As everyone got up to break for lunch at a recent council meeting I was covering, I had an embarrassing moment of feeling as if I might faint. Apparently it showed on my face, because before I could sit myself back down, several councilors were kindly offering me water, a cool cloth etc.
I quickly felt better and chalked it up to dehydration, hunger or most likely, the sheer oxygen absorbing ennui of sitting through yet another 6-hour meeting detailing how many rogue wild turkeys were apprehended by animal control this month, council's difficulties with their email system and other fun facts.
One of the councilors, however, took a flying leap to quite another conclusion.
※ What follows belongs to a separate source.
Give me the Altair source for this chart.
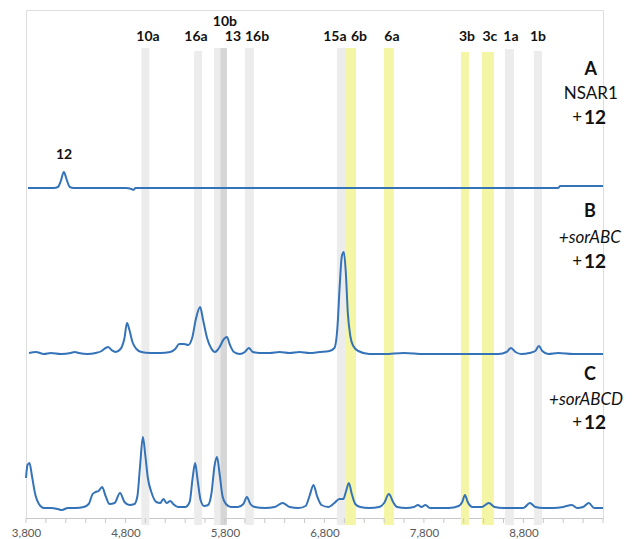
import altair as alt
import pandas as pd

# ---- traces: scan number and height above the x axis (chart units) ----
a_x = [3820, 3900, 4000, 4080, 4120, 4150, 4180, 4210, 4240, 4280, 4400, 4600, 4800, 4860, 4880, 4900,
       5200, 5600, 6000, 6400, 6800, 7200, 7600, 8000, 8400, 8800, 9150, 9170, 9300, 9450, 9600]
a_v = [330, 330, 330, 330, 331, 337, 346, 338, 331, 330, 330, 330, 330, 329, 328, 330,
       330, 330, 330, 330, 330, 330, 330, 330, 330, 330, 330, 332, 332, 332, 332]

b_x = [3830, 3900, 3980, 4050, 4150, 4250, 4290, 4330, 4420, 4500, 4560, 4600, 4625, 4660, 4700, 4750,
       4790, 4815, 4840, 4870, 4910, 4960, 5050, 5150, 5250, 5300, 5340, 5390, 5430, 5470, 5510, 5550,
       5580, 5620, 5660, 5700, 5740, 5790, 5820, 5850, 5890, 5950, 6000, 6040, 6080, 6150, 6250, 6350,
       6450, 6550, 6650, 6750, 6850, 6900, 6930, 6955, 6975, 6995, 7015, 7035, 7060, 7090, 7140, 7250,
       7400, 7600, 7800, 8000, 8200, 8400, 8550, 8630, 8675, 8720, 8780, 8860, 8920, 8955, 8990, 9050,
       9150, 9300, 9450, 9600]
b_v = [165, 166, 164, 165, 164, 165, 166, 165, 164, 165, 167, 170, 171, 168, 166, 169,
       180, 195, 188, 176, 169, 166, 165, 165, 166, 169, 174, 174, 173, 180, 200, 211,
       198, 180, 170, 166, 170, 179, 181, 173, 166, 164, 166, 170, 166, 165, 165, 166,
       165, 166, 165, 166, 167, 170, 190, 235, 262, 266, 245, 205, 182, 172, 167, 164,
       164, 165, 164, 164, 164, 164, 164, 166, 170, 166, 164, 165, 167, 172, 167, 164,
       165, 164, 164, 164]

c_x = [3800, 3815, 3835, 3860, 3890, 3930, 3980, 4050, 4120, 4160, 4220, 4300, 4380, 4430, 4470, 4500,
       4530, 4565, 4600, 4640, 4690, 4745, 4790, 4840, 4890, 4920, 4945, 4975, 5000, 5025, 5060, 5110,
       5150, 5180, 5215, 5250, 5280, 5330, 5400, 5445, 5475, 5500, 5525, 5555, 5590, 5630, 5665, 5695,
       5720, 5745, 5775, 5810, 5860, 5930, 5985, 6020, 6055, 6100, 6200, 6300, 6380, 6450, 6540, 6610,
       6650, 6690, 6725, 6770, 6840, 6900, 6950, 6990, 7015, 7045, 7075, 7110, 7160, 7250, 7350, 7400,
       7448, 7490, 7530, 7620, 7700, 7740, 7775, 7815, 7860, 7950, 8050, 8150, 8185, 8212, 8240, 8290,
       8380, 8453, 8510, 8600, 8700, 8800, 8865, 8920, 9000, 9100, 9200, 9287, 9340, 9400, 9458, 9510,
       9600]
c_v = [40, 53, 55, 42, 25, 14, 10, 10, 9, 8, 10, 10, 11, 14, 24, 26,
       27, 31, 22, 14, 15, 25, 16, 13, 14, 22, 50, 81, 62, 40, 26, 16,
       15, 19, 15, 17, 14, 11, 11, 16, 40, 55, 38, 18, 12, 13, 25, 52,
       61, 45, 22, 14, 11, 11, 14, 21, 14, 11, 10, 11, 15, 11, 10, 12,
       22, 33, 22, 13, 11, 15, 19, 19, 26, 35, 24, 14, 11, 10, 11, 15,
       24, 16, 11, 10, 11, 13, 11, 13, 10, 10, 10, 12, 16, 23, 16, 11,
       11, 15, 11, 10, 10, 10, 15, 11, 10, 10, 11, 13, 10, 11, 15, 10,
       10]

# ---- highlighted retention windows ----
stripe_names = ["10a", "16a", "10b", "13", "16b", "15a", "6b", "6a", "3b", "3c", "1a", "1b"]
stripe_start = [4960, 5490, 5690, 5755, 6000, 6925, 7016, 7398, 8172, 8383, 8614, 8905]
stripe_end = [5040, 5570, 5760, 5820, 6090, 7016, 7117, 7498, 8252, 8503, 8704, 8986]
stripe_kind = ["gray", "gray", "gray", "dark", "gray", "gray", "yellow", "yellow", "yellow", "yellow", "gray", "gray"]
stripe_top = [470, 467, 470, 470, 470, 470, 470, 470, 466, 466, 469, 467]

# ---- compound labels above the windows ----
peak_labels = ["10a", "16a", "10b", "13", "16b", "15a", "6b", "6a", "3b", "3c", "1a", "1b"]
peak_label_x = [5026, 5509, 5800, 5880, 6122, 6905, 7147, 7478, 8232, 8463, 8674, 8946]
peak_label_v = [481, 481, 496, 481, 481, 481, 481, 481, 481, 481, 481, 481]

# ---- sample labels on the right ----
sample_letters = ["A", "B", "C"]
sample_strains = ["NSAR1", "+sorABC", "+sorABCD"]
sample_italic = ["normal", "italic", "italic"]
letter_x = [9478, 9468, 9468]
strain_x = [9478, 9468, 9430]
letter_v = [448, 306, 143]
strain_v = [424, 280, 118]
plus_v = [400, 256, 95]
plus_x = 9340
twelve_x = 9520

# ---- x axis ----
tick_values = list(range(3800, 9601, 200))
label_values = [3800, 4800, 5800, 6800, 7800, 8800]

traces = pd.DataFrame({
    "x": a_x + b_x + c_x,
    "v": a_v + b_v + c_v,
    "sample": ["A"] * len(a_x) + ["B"] * len(b_x) + ["C"] * len(c_x),
})
stripes = pd.DataFrame({"name": stripe_names, "x": stripe_start, "x2": stripe_end,
                        "kind": stripe_kind, "top": stripe_top, "bottom": [-7] * len(stripe_names)})
peaks = pd.DataFrame({"label": peak_labels, "x": peak_label_x, "v": peak_label_v})
letters = pd.DataFrame({"t": sample_letters, "x": letter_x, "v": letter_v})
strains = pd.DataFrame({"t": sample_strains, "x": strain_x, "v": strain_v, "style": sample_italic})
pluses = pd.DataFrame({"t": ["+"] * 3, "x": [plus_x] * 3, "v": plus_v})
twelves = pd.DataFrame({"t": ["12"] * 3, "x": [twelve_x] * 3, "v": plus_v})
substrate = pd.DataFrame({"t": ["12"], "x": [4182], "v": [363]})
ticks = pd.DataFrame({"x": tick_values, "y0": [0] * len(tick_values), "y1": [-5] * len(tick_values)})

FONT = "Lato"
INK = "#111111"
xscale = alt.Scale(domain=[3800, 9600], nice=False, zero=False)
yscale = alt.Scale(domain=[0, 508], nice=False, zero=False)

x_axis = alt.Axis(values=label_values, labelExpr="format(datum.value, ',')", title=None, grid=False,
                  domainColor="#c8c8c8", ticks=False, labelColor="#595959",
                  labelFont=FONT, labelFontSize=11.5, labelPadding=9,
                  labelFlush=False, labelOverlap=False)

stripe_layer = alt.Chart(stripes).mark_rect().encode(
    x=alt.X("x:Q", scale=xscale, axis=x_axis),
    x2="x2:Q",
    y=alt.Y("bottom:Q", scale=yscale, axis=None),
    y2="top:Q",
    color=alt.Color("kind:N", scale=alt.Scale(domain=["gray", "dark", "yellow"],
                                               range=["#ececec", "#d6d6d6", "#f5f5a6"]), legend=None),
)

tick_layer = alt.Chart(ticks).mark_rule(color="#c8c8c8", strokeWidth=1).encode(
    x=alt.X("x:Q", scale=xscale), y=alt.Y("y0:Q", scale=yscale), y2="y1:Q")

line_layer = alt.Chart(traces).mark_line(strokeWidth=2, interpolate="monotone", color="#3573b9").encode(
    x=alt.X("x:Q", scale=xscale),
    y=alt.Y("v:Q", scale=yscale),
    detail="sample:N",
    order="x:Q",
)

peak_text = alt.Chart(peaks).mark_text(font=FONT, fontSize=14, fontWeight="bold", color=INK).encode(
    x="x:Q", y="v:Q", text="label:N")
sub_text = alt.Chart(substrate).mark_text(font=FONT, fontSize=14, fontWeight="bold", color=INK).encode(
    x="x:Q", y="v:Q", text="t:N")
letter_text = alt.Chart(letters).mark_text(font=FONT, fontSize=18, fontWeight="bold", color=INK).encode(
    x="x:Q", y="v:Q", text="t:N")
strain_norm = alt.Chart(strains[strains["style"] == "normal"]).mark_text(
    font=FONT, fontSize=17, color=INK).encode(x="x:Q", y="v:Q", text="t:N")
strain_ital = alt.Chart(strains[strains["style"] == "italic"]).mark_text(
    font=FONT, fontSize=17, fontStyle="italic", color=INK).encode(x="x:Q", y="v:Q", text="t:N")
plus_text = alt.Chart(pluses).mark_text(font=FONT, fontSize=17, color=INK).encode(
    x="x:Q", y="v:Q", text="t:N")
twelve_text = alt.Chart(twelves).mark_text(font=FONT, fontSize=19, fontWeight="bold", color=INK).encode(
    x="x:Q", y="v:Q", text="t:N")

chart = alt.layer(stripe_layer, tick_layer, line_layer, peak_text, sub_text, letter_text, strain_norm,
                  strain_ital, plus_text, twelve_text).properties(
    width=577, height=508,
    padding={"left": 18, "top": 2, "right": 21, "bottom": 21},
    autosize=alt.AutoSizeParams(type="none"),
).configure_view(stroke=None).configure(background="white")

chart.save("out.html", embed_options={"renderer": "svg", "actions": False})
"You'd tell Auntie *Mabel if you were pregnant, right?"
Um, no relative stranger/ council woman, I would not. *Goes home and burns empire waist top.
I don't know if it's just a small-town phenomenon or if it's specific to where I am or maybe just something that goes along with being 23, but since I've arrived here, the activity of my womb has been an apparently acceptable conversation topic in more instances than I'm comfortable with.
The women at my office seem especially anxious to induct me into their ranks of motherhood.
Seemingly innocuous comments such as, "I'm a little tired," "I could really go for a sandwich," or "Hey look, a spider!" prompt exclamations of "OMG! You're pregnant!"
I've tried explaining that I don't plan on having kids anytime soon. But my protestations of debt, long-distance/not-interested-in-having-kids boyfriend, serious health risks (like death), or you know, the fact that I don't feel like it right now, are, for the most part met with a quick blink and: "But you're the perfect age to start having babies!"
Ohhhhh. The
perfect age, well, when you put it that way...No.